Query String to JSON

Parse a URL query string into JSON — bracket notation rebuilds nested objects and arrays, percent-encoding is decoded, a leading ? is fine.

Input
Output
Paste input and press To JSON.

Query string in, JSON out

Paste the part of a URL after the ? (the ? itself is optional) and get structured JSON. Each key=value pair is percent-decoded, and bracket notation is expanded back into nesting: filter[type]=free becomes {"filter":{"type":"free"}}, and numeric brackets like tags[0] rebuild arrays.

What you get back

Values are returned as strings — deliberately. A query string has no type information, so page=2 parses to "2", not 2. That is the honest reading; coerce types in your own code where you know the schema. Reconstruction handles repeated keys, deep nesting and mixed object/array paths.

Reading a real URL

Grabbing params off a live URL, a redirect, or an OAuth callback? Paste the whole query part — the decoder tolerates a leading ? and +-as-space encoding. Then pretty-print or explore the result in the tree viewer. The reverse direction is JSON to Query String.
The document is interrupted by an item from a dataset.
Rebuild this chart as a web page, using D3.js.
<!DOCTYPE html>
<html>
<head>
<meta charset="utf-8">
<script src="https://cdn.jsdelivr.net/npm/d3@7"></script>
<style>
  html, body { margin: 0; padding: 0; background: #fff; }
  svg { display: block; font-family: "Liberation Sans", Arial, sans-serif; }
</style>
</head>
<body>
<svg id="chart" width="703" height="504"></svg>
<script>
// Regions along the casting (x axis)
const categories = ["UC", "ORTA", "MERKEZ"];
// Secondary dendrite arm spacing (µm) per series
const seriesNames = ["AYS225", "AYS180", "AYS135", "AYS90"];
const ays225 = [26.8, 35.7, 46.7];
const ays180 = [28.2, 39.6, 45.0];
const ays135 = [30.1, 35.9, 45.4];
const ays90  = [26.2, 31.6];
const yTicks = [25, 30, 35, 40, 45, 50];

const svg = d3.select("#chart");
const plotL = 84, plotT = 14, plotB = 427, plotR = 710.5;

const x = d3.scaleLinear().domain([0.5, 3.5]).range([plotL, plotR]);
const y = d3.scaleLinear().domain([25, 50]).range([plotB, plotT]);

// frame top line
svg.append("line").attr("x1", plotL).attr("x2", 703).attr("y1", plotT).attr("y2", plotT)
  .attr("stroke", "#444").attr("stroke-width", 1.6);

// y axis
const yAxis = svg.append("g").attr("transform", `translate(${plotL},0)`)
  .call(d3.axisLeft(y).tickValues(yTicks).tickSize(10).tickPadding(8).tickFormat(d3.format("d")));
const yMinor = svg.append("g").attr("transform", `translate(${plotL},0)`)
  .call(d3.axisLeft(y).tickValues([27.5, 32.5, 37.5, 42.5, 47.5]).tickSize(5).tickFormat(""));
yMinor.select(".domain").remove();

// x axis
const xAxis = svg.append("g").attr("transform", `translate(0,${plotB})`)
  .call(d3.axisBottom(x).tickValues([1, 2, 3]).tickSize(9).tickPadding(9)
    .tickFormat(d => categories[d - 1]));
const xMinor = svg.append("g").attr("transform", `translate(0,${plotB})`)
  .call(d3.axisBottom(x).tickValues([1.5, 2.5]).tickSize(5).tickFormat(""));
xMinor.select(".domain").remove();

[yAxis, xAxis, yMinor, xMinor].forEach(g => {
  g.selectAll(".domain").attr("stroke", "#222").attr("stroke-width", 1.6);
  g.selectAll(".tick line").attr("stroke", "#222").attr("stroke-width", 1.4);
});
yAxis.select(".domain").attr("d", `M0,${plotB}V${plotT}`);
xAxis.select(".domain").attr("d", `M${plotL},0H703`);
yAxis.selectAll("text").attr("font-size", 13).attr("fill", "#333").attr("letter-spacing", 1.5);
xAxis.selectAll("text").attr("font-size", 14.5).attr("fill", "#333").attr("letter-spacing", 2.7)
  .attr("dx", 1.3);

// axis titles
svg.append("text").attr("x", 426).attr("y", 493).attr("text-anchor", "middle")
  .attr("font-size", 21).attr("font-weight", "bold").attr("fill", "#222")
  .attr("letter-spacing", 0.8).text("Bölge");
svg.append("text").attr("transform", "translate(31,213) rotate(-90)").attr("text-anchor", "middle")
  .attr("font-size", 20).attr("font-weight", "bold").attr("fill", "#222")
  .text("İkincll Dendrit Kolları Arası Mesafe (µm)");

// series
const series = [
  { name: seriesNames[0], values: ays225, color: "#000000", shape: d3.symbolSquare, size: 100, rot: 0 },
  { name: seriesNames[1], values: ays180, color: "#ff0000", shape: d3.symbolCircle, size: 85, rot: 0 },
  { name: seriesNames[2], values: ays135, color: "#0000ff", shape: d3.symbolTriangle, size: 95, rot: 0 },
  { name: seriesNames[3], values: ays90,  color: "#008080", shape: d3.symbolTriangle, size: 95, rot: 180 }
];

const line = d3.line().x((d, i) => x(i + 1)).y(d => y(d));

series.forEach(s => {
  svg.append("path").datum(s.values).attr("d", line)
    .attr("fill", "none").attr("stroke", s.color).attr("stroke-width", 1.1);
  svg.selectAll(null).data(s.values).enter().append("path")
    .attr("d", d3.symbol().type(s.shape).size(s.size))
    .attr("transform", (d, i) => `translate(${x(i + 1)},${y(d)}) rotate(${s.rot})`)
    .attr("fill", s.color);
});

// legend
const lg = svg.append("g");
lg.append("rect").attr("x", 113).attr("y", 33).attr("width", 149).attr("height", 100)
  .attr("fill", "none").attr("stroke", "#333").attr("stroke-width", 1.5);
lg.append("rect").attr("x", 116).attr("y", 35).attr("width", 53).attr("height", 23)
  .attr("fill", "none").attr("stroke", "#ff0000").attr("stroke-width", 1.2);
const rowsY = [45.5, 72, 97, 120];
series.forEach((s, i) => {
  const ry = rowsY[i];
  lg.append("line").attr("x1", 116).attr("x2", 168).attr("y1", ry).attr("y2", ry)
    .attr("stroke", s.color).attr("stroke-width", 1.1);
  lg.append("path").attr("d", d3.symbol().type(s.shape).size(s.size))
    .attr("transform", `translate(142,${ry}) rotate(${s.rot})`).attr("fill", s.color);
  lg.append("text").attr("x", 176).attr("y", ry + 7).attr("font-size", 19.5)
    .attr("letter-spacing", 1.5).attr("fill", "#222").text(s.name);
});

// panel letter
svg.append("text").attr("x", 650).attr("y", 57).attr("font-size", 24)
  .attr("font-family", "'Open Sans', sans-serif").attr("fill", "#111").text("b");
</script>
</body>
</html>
Frequently asked questions

Does it handle nested bracket notation?

Yes — filter[type]=free rebuilds a nested object, and tags[0]=a, tags[1]=b rebuild an array (numeric brackets become indices). Deep paths like a[b][c]=1 work too.

Why are all values strings?

Because a query string carries no types — everything on the wire is text. page=2 becomes "2". Converting "2" to a number is a schema decision only your code can make correctly, so the tool does not guess.

Can I paste a full URL?

Paste the query part (after the ?). A leading ? is tolerated, but the scheme/host/path are not parsed — copy from the ? onward. Both %20 and + are decoded as spaces.

What about duplicate keys?

Plain duplicate keys (a=1&a=2) resolve to the last value. To collect them as an array, use explicit indices (a[0]=1&a[1]=2), which is unambiguous.